Meeting With Unknowable – In Gita Verse 4.11 As all surrender unto Me, I reward them accordingly. Everyone follows My path in all respects, O son of Pṛthā.
Krishna says these words in absolute compassion. When you use the word surrender means that when we turn in, be with ourselves, we dissolve into him. For him surrender is not an agreement with his thinking, he says that when we turn in, be with ourselves, he resonates with the same frequency where we are. He holds us from where we are. He doesn’t say that unless you reach me I will not be available. He says that you go in, turn in, be with yourself, I will be there. I will be there not as I am but as you. I and you are not separate but one only.
Let’s understand this through our own experience. When we play with the child we become a child, we resonate with the child, we are not separate from the child but one with the child. In the process the child grows.
Krishna tells Arjuna be yourself, be playful, and you will be me. I am always waiting. Wherever you are I am there as you are. This is compassion. In my Bhagavad Gita Verse 4.7, I wrote regarding Buddha and Angulimal, Buddha never says to Angulimal that, come and do meditation. He told him to take his head, and spoke his language, he represented himself as Angulimal wanted him to be. He never showed his superiority to him.
In Krishna’s own life he presented himself to Putana as child, to Kansha as enemy, to Arjuna as friend, philosopher and guide, to Radha as lover, to Rukmani as husband, without any resistance.
In our life, look when we are with our children we talk with them as their parents and not as spouse or their children, when we are with spouse we relate to them as spouse, so we represent to others in such a way that they can relate to us.
The difference between us and Krishna is only one: that is he is total when he is with anyone and we are not.
Here Krishna tells Arjuna to turn in, I will be there, as you are and you will be silent in that silent you and I will be vibrating in the same frequency, called AUM. In my Bhagavad Gita Verse 4.3, I have written that the whole universe is created from AUM.
With Aum, Patanjali says, you will feel the first taste of dropping into the universal, turning in. That taste will become your happiness and instability will go away. That’s why he says in chanting Aum and witnessing it all, obstacles drop.

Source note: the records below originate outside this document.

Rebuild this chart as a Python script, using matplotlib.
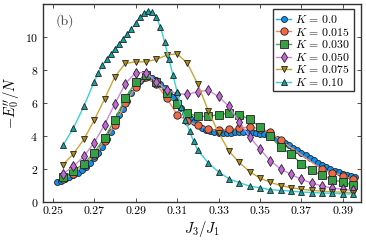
import matplotlib
matplotlib.use("Agg")
import matplotlib.pyplot as plt
import numpy as np

plt.rcParams["font.family"] = "serif"
plt.rcParams["font.serif"] = ["cmr10", "DejaVu Serif"]
plt.rcParams["mathtext.fontset"] = "cm"
plt.rcParams["axes.formatter.use_mathtext"] = True

# K = 0.0 (dense sampling)
x_k0 = np.round(np.arange(0.252, 0.3961, 0.002), 3)
y_k0 = [1.22, 1.30, 1.40, 1.52, 1.63, 1.78, 1.95, 2.10, 2.37, 2.65,
        2.95, 3.35, 3.80, 4.25, 4.75, 5.30, 5.65, 6.15, 6.60, 7.00,
        7.33, 7.55, 7.60, 7.55, 7.38, 7.15, 6.90, 6.65, 6.35, 6.05,
        5.72, 5.40, 5.10, 4.88, 4.68, 4.50, 4.38, 4.30, 4.22, 4.18,
        4.17, 4.18, 4.20, 4.22, 4.24, 4.24, 4.24, 4.23, 4.20, 4.15,
        4.10, 4.04, 3.93, 3.80, 3.70, 3.57, 3.43, 3.28, 3.14, 3.00,
        2.85, 2.70, 2.53, 2.37, 2.22, 2.10, 2.00, 1.90, 1.80, 1.72,
        1.65, 1.58, 1.52]

# K = 0.015
x_k015 = [0.255, 0.26, 0.265, 0.27, 0.275, 0.28, 0.285, 0.29, 0.295, 0.30,
          0.305, 0.31, 0.315, 0.32, 0.325, 0.33, 0.335, 0.34, 0.345, 0.35,
          0.355, 0.36, 0.38, 0.385, 0.39, 0.395]
y_k015 = [1.40, 1.72, 2.22, 2.83, 3.70, 4.70, 6.00, 6.95, 7.57, 7.15,
          6.30, 5.30, 4.90, 4.65, 4.40, 4.35, 4.40, 4.48, 4.55, 4.45,
          4.24, 3.74, 1.98, 1.78, 1.60, 1.37]

# K = 0.030
x_k030 = [0.255, 0.26, 0.265, 0.27, 0.275, 0.28, 0.285, 0.29, 0.295, 0.30,
          0.305, 0.31, 0.315, 0.32, 0.325, 0.33, 0.335, 0.34, 0.345, 0.35,
          0.355, 0.36, 0.365, 0.37, 0.375, 0.38, 0.385, 0.39, 0.395]
y_k030 = [1.50, 1.88, 2.33, 3.00, 3.90, 5.00, 6.30, 7.27, 7.70, 7.30,
          6.60, 5.92, 5.40, 5.19, 5.19, 5.30, 5.38, 5.30, 5.02, 4.55,
          3.98, 3.33, 2.89, 2.33, 1.92, 1.62, 1.36, 1.21, 1.01]

# K = 0.050
x_k050 = x_k030
y_k050 = [1.72, 2.16, 2.77, 3.60, 4.70, 5.96, 7.17, 7.85, 7.85, 7.30,
          6.80, 6.57, 6.52, 6.70, 6.77, 6.40, 5.80, 4.85, 3.95, 3.20,
          2.50, 2.00, 1.68, 1.38, 1.15, 0.97, 0.85, 0.77, 0.71]

# K = 0.075
x_k075 = x_k030
y_k075 = [2.27, 2.93, 3.80, 4.95, 6.25, 7.60, 8.40, 8.50, 8.50, 8.65,
          8.90, 9.00, 8.40, 7.15, 5.55, 4.20, 3.10, 2.40, 1.85, 1.45,
          1.20, 1.00, 0.87, 0.78, 0.71, 0.66, 0.62, 0.60, 0.57]

# K = 0.10
x_k10 = [0.255, 0.26, 0.265, 0.27, 0.272, 0.274, 0.276, 0.278, 0.28, 0.282,
         0.284, 0.286, 0.288, 0.29, 0.292, 0.294, 0.296, 0.298, 0.30, 0.302,
         0.304, 0.306, 0.308, 0.31, 0.312, 0.314, 0.316, 0.318, 0.32, 0.325,
         0.33, 0.335, 0.34, 0.345, 0.35, 0.355, 0.36, 0.365, 0.37, 0.375,
         0.38, 0.385, 0.39, 0.395]
y_k10 = [3.45, 4.50, 5.80, 7.30, 7.85, 8.30, 8.65, 9.00, 9.30, 9.60,
         9.90, 10.20, 10.50, 10.85, 11.20, 11.45, 11.60, 11.50, 11.20, 10.60,
         9.70, 8.70, 7.70, 6.70, 5.75, 4.95, 4.30, 3.68, 3.13, 2.39,
         1.82, 1.42, 1.18, 0.97, 0.87, 0.75, 0.71, 0.67, 0.61, 0.58,
         0.55, 0.53, 0.50, 0.49]

series = [
    (x_k0, y_k0, r"$K\,=\,0.0$", "o", "#0a90f0", "#3aa8f5", 4.3),
    (x_k015, y_k015, r"$K\,=\,0.015$", "o", "#ee6a45", "#f08a6a", 5.3),
    (x_k030, y_k030, r"$K\,=\,0.030$", "s", "#34a043", "#4aaa55", 5.3),
    (x_k050, y_k050, r"$K\,=\,0.050$", "d", "#c466d8", "#cf88e0", 4.6),
    (x_k075, y_k075, r"$K\,=\,0.075$", "v", "#b08c10", "#c8a53a", 5.0),
    (x_k10, y_k10, r"$K\,=\,0.10$", "^", "#14a3a3", "#3cd0d0", 5.0),
]

fig = plt.figure(figsize=(3.66, 2.4), dpi=100)
ax = fig.add_axes([0.1175, 0.158, 0.8685, 0.825])

for x, y, lab, mk, fc, lc, ms in series:
    ax.plot(x, y, color=lc, lw=1.0, marker=mk, markersize=ms,
            markerfacecolor=fc, markeredgecolor="#222222",
            markeredgewidth=0.6, label=lab)

ax.set_xlim(0.2453, 0.3987)
ax.set_ylim(0, 12)
ax.set_xticks([0.25, 0.27, 0.29, 0.31, 0.33, 0.35, 0.37, 0.39])
ax.set_xticklabels(["0.25", "0.27", "0.29", "0.31", "0.33", "0.35", "0.37", "0.39"])
ax.set_yticks([0, 2, 4, 6, 8, 10])
ax.tick_params(direction="in", top=True, right=True, labelsize=8.5,
               length=3, width=0.6, colors="#333333", labelcolor="black")
for s in ax.spines.values():
    s.set_linewidth(1.0)
    s.set_color("#333333")

ax.set_xlabel(r"$J_3/J_1$", fontsize=10.5, labelpad=2)
ax.set_ylabel(r"$-E_0''/N$", fontsize=10.5, labelpad=2)
ax.text(0.04, 0.895, "(b)", transform=ax.transAxes, fontsize=10, color="#444444")

leg = ax.legend(loc="upper right", bbox_to_anchor=(0.985, 0.985), fontsize=8.5,
                frameon=True, fancybox=False, handlelength=1.3,
                handletextpad=0.3, borderpad=0.3, labelspacing=0.05,
                borderaxespad=0.2)
leg.get_frame().set_edgecolor("black")
leg.get_frame().set_linewidth(1.0)

fig.savefig("out.png", dpi=100)
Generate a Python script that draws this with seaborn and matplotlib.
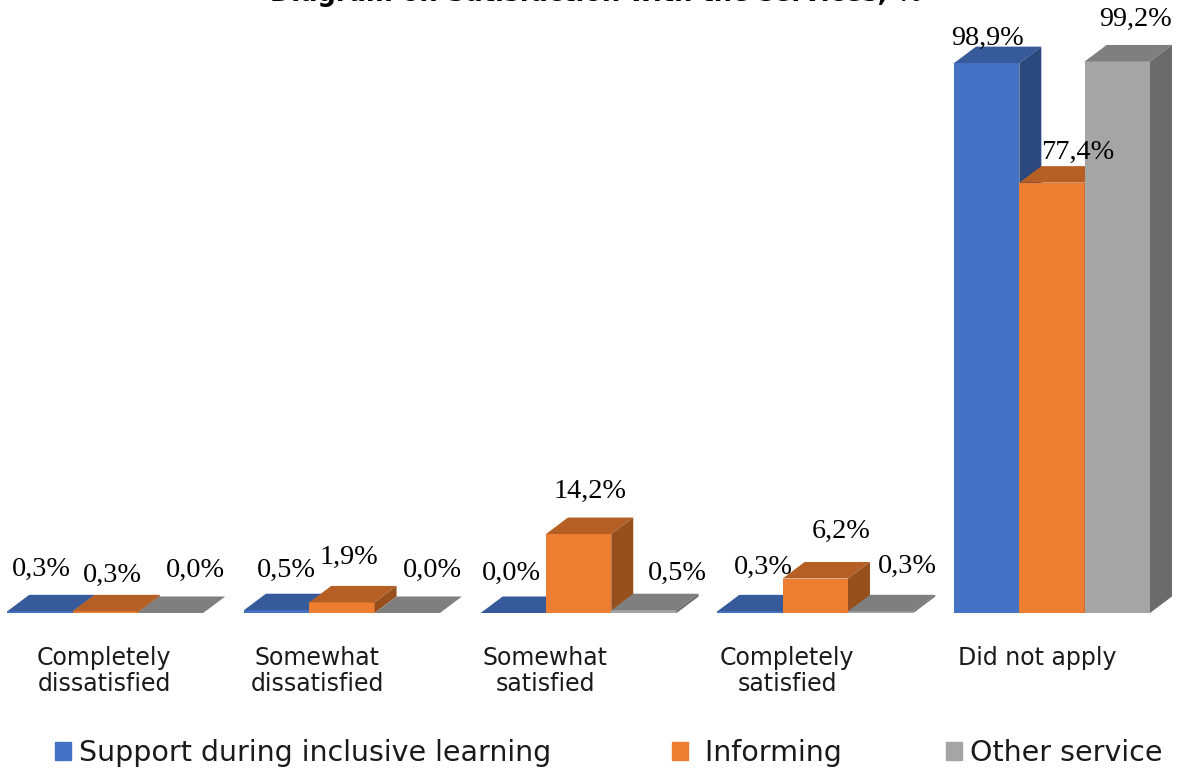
import pandas as pd
import matplotlib
matplotlib.use("Agg")
import matplotlib.pyplot as plt
import seaborn as sns
from matplotlib.patches import Patch, Polygon

# Satisfaction with the services, %
categories = ["Completely\ndissatisfied", "Somewhat\ndissatisfied", "Somewhat\nsatisfied",
              "Completely\nsatisfied", "Did not apply"]
series_names = ["Support during inclusive learning", "Informing", "Other service"]
support = [0.3, 0.5, 0.0, 0.3, 98.9]
informing = [0.3, 1.9, 14.2, 6.2, 77.4]
other = [0.0, 0.0, 0.5, 0.3, 99.2]

W, H = 1179, 769
base_px = 613
px_per_unit = 5.56

front = ["#4472C4", "#ED7D31", "#A5A5A5"]
top_col = ["#375B9A", "#B55F24", "#7F7F7F"]
side_col = ["#2B487F", "#97501D", "#6B6B6B"]

sns.set_style("white")
plt.rcParams["font.family"] = ["DejaVu Sans"]

df = pd.DataFrame({"category": categories * 3,
                   "series": [s for s in series_names for _ in categories],
                   "value": support + informing + other})

fig = plt.figure(figsize=(W / 100, H / 100), dpi=100)
ax = fig.add_axes([0, (H - base_px) / H, 1, base_px / H])

sns.barplot(data=df, x="category", y="value", hue="series", order=categories,
            hue_order=series_names, palette=front, width=0.828, gap=0,
            saturation=1, legend=False, ax=ax)

# 236.7 px between groups, first group centred on 105.2 px
ax.set_xlim(-105.2 / 236.7, (W - 105.2) / 236.7)
ax.set_ylim(0, base_px / px_per_unit)
ax.axis("off")


def px(x, y):
    return x / W, 1 - y / H


# fake 3D: a top and a side face on every bar, offsets in pixels
dx = 22 / 236.7
dy = 16.5 / px_per_unit
for i, bar in enumerate(ax.patches):
    s = i // len(categories)
    x0, w, h = bar.get_x(), bar.get_width(), bar.get_height()
    z = 3 + x0 * 3
    bar.set_zorder(z)
    bar.set_linewidth(0)
    bar.set_clip_on(False)
    ax.add_patch(Polygon([(x0, h), (x0 + w, h), (x0 + w + dx, h + dy), (x0 + dx, h + dy)],
                         facecolor=top_col[s], lw=0, zorder=z, clip_on=False))
    ax.add_patch(Polygon([(x0 + w, 0), (x0 + w + dx, dy), (x0 + w + dx, h + dy), (x0 + w, h)],
                         facecolor=side_col[s], lw=0, zorder=z, clip_on=False))

# value labels sit where the original chart had them, not on the bars
values = support + informing + other
label_px = [(41, 569), (286, 570), (511, 573), (763, 567), (987, 38),
            (112, 575), (349, 557), (590, 491), (841, 531), (1078, 152),
            (195, 570), (432, 570), (677, 573), (907, 566), (1135, 19)]
for v, (lx, ly) in zip(values, label_px):
    fx, fy = px(lx, ly)
    fig.text(fx, fy, f"{v:.1f}%".replace(".", ","), ha="center", va="center",
             fontsize=20.3, family="Liberation Serif", color="black", zorder=20)

cat_px = [104, 317, 545, 787, 1037]
for c, cx in zip(categories, cat_px):
    fx, fy = px(cx, 671 if "\n" in c else 658)
    fig.text(fx, fy, c, ha="center", va="center", fontsize=17, linespacing=1.1, color="#1a1a1a")

fx, fy = px(596, -6.4)
fig.text(fx, fy, "Diagram on Satisfaction with the services, %", ha="center", va="center",
         fontsize=18.5, fontweight="bold", color="black")

# legend entries are unevenly spaced in the reference, so one legend per entry
legend_x = [55, 672, 946]
legend_labels = [series_names[0], " " + series_names[1], series_names[2]]
for name, col, lx in zip(legend_labels, front, legend_x):
    fig.legend(handles=[Patch(color=col, label=name)], loc="center left",
               bbox_to_anchor=px(lx, 753), frameon=False, fontsize=20.5,
               handlelength=0.56, handleheight=0.56, handletextpad=0.3,
               borderpad=0, borderaxespad=0, labelcolor="#1a1a1a")

fig.savefig("out.png", dpi=100)
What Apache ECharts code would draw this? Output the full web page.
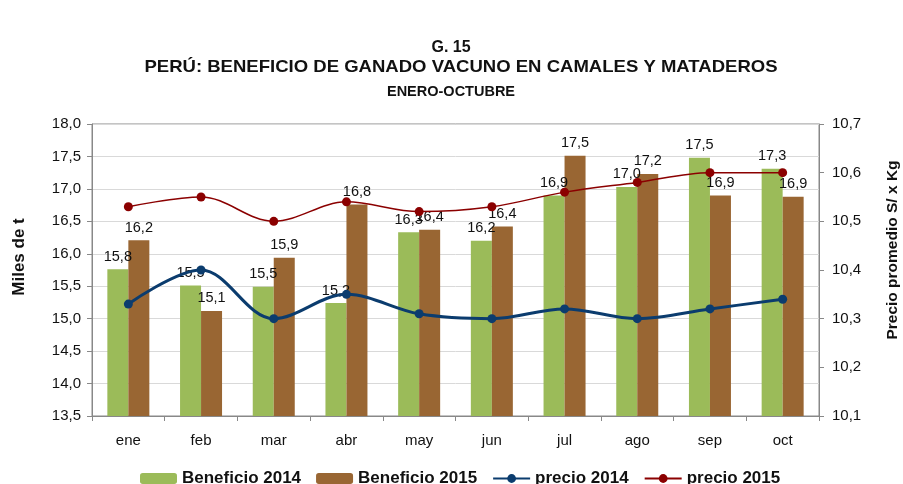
<!DOCTYPE html>
<html>
<head>
<meta charset="utf-8">
<script src="https://cdn.jsdelivr.net/npm/echarts@6/dist/echarts.min.js"></script>
<style>
  html, body { margin: 0; padding: 0; background: #fff; }
  #chart { width: 903px; height: 484px; }
</style>
</head>
<body>
<div id="chart"></div>
<script>
// meses
const months = ['ene', 'feb', 'mar', 'abr', 'may', 'jun', 'jul', 'ago', 'sep', 'oct']
// beneficio (miles de t)
const beneficio2014 = [15.76, 15.51, 15.49, 15.24, 16.33, 16.2, 16.9, 17.03, 17.48, 17.31]
const beneficio2015 = [16.21, 15.12, 15.94, 16.76, 16.37, 16.42, 17.51, 17.23, 16.9, 16.88]
// precio promedio S/ x Kg
const precio2014 = [10.33, 10.40, 10.30, 10.35, 10.31, 10.30, 10.32, 10.30, 10.32, 10.34]
const precio2015 = [10.53, 10.55, 10.50, 10.54, 10.52, 10.53, 10.56, 10.58, 10.60, 10.60]

const font = 'Liberation Sans, Arial, sans-serif'
const comma = v => v.toFixed(1).replace('.', ',')

const chart = echarts.init(document.getElementById('chart'))

const barLabel = {
  show: true,
  position: 'top',
  distance: 5,
  fontFamily: font,
  fontSize: 14.5,
  color: '#111',
  formatter: p => comma(p.value)
}

const option = {
  animation: false,
  textStyle: { fontFamily: font },
  graphic: [
    { type: 'text', x: 451, y: 48, style: { text: 'G. 15', font: 'bold 16px ' + font, fill: '#111', align: 'center', verticalAlign: 'middle' } },
    { type: 'text', x: 461, y: 67, scaleX: 1.09, style: { text: 'PERÚ: BENEFICIO DE GANADO VACUNO EN CAMALES Y MATADEROS', font: 'bold 17px ' + font, fill: '#111', align: 'center', verticalAlign: 'middle' } },
    { type: 'text', x: 451, y: 92, style: { text: 'ENERO-OCTUBRE', font: 'bold 14.5px ' + font, fill: '#111', align: 'center', verticalAlign: 'middle' } },
    { type: 'text', x: 19, y: 257, rotation: Math.PI / 2, style: { text: 'Miles de t', font: 'bold 17px ' + font, fill: '#111', align: 'center', verticalAlign: 'middle' } },
    { type: 'text', x: 893, y: 250, rotation: Math.PI / 2, style: { text: 'Precio promedio S/ x Kg', font: 'bold 15.5px ' + font, fill: '#111', align: 'center', verticalAlign: 'middle' } }
  ],
  grid: {
    left: 92, right: 84, top: 124, bottom: 68,
    show: true, borderColor: '#888', borderWidth: 1
  },
  legend: {
    left: 135, top: 465,
    itemWidth: 37, itemHeight: 11, itemGap: 15,
    textStyle: { fontFamily: font, fontSize: 17, fontWeight: 'bold', color: '#111' },
    data: ['Beneficio 2014', 'Beneficio 2015', 'precio 2014', 'precio 2015']
  },
  xAxis: {
    type: 'category',
    data: months,
    axisLine: { lineStyle: { color: '#888' } },
    axisTick: { show: true, length: 5, lineStyle: { color: '#888' } },
    axisLabel: { fontFamily: font, fontSize: 15, color: '#111', margin: 17 }
  },
  yAxis: [
    {
      type: 'value', min: 13.5, max: 18, interval: 0.5,
      axisLine: { show: true, lineStyle: { color: '#888' } },
      axisTick: { show: true, length: 5, lineStyle: { color: '#888' } },
      axisLabel: { fontFamily: font, fontSize: 15, color: '#111', margin: 11, formatter: comma },
      splitLine: { lineStyle: { color: '#d9d9d9' } }
    },
    {
      type: 'value', min: 10.1, max: 10.7, interval: 0.1,
      axisLine: { show: true, lineStyle: { color: '#888' } },
      axisTick: { show: true, length: 5, lineStyle: { color: '#888' } },
      axisLabel: { fontFamily: font, fontSize: 15, color: '#111', margin: 13, formatter: comma },
      splitLine: { show: false }
    }
  ],
  series: [
    {
      name: 'Beneficio 2014', type: 'bar', data: beneficio2014,
      barWidth: 21, barGap: '0%',
      itemStyle: { color: '#9bbb59' },
      label: barLabel
    },
    {
      name: 'Beneficio 2015', type: 'bar', data: beneficio2015,
      barWidth: 21, barGap: '0%',
      itemStyle: { color: '#996633' },
      label: barLabel
    },
    {
      name: 'precio 2014', type: 'line', yAxisIndex: 1, data: precio2014,
      smooth: 0.35, symbol: 'circle', symbolSize: 9,
      lineStyle: { color: '#0b3c6e', width: 3 },
      itemStyle: { color: '#0b3c6e' },
      z: 5
    },
    {
      name: 'precio 2015', type: 'line', yAxisIndex: 1, data: precio2015,
      smooth: 0.35, symbol: 'circle', symbolSize: 9,
      lineStyle: { color: '#8b0000', width: 1.5 },
      itemStyle: { color: '#8b0000' },
      z: 5
    }
  ]
}

chart.setOption(option)
</script>
</body>
</html>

“Anguish, despair, tremors and irregular breathing are the symptoms of a distracted mind.”
These are the symptoms. Anguish: always anxiety-ridden, always split, always an anxious mind, always sad, in despair; subtle tremors in the body energy, because when the body energy is not running in a circle you have subtle tremors, a trembling, fear and irregular breathing. Then your breathing cannot be rhythmic. It cannot be a song; it cannot be a harmony.
These are the symptoms of a distracted mind, and against these are the symptoms of a mind who is centered. The chanting of Aum will make you centered. Your breathing will become rhythmic. Your tremors in the body will disappear; you will not be nervous. Sadness will be replaced by a happy feeling, a joy, a subtle blissfulness on your face, for no reason at all. You are simply happy: just being here you are happy; just breathing you are happy. You don’t demand much, and instead of anguish there will be bliss. As if you have met your beloved. You will be blissful only when you have experience of meeting the unknown, unknowable, which has no words but silences.
These symptoms of a distracted mind can be removed by meditating on one principle. That one principle is pranava-Aum, the universal sound.
For Krishna meeting with him means meeting unknown, unknowable and still that experience which has no words but we cannot refuse also. We surrender to that unknowable.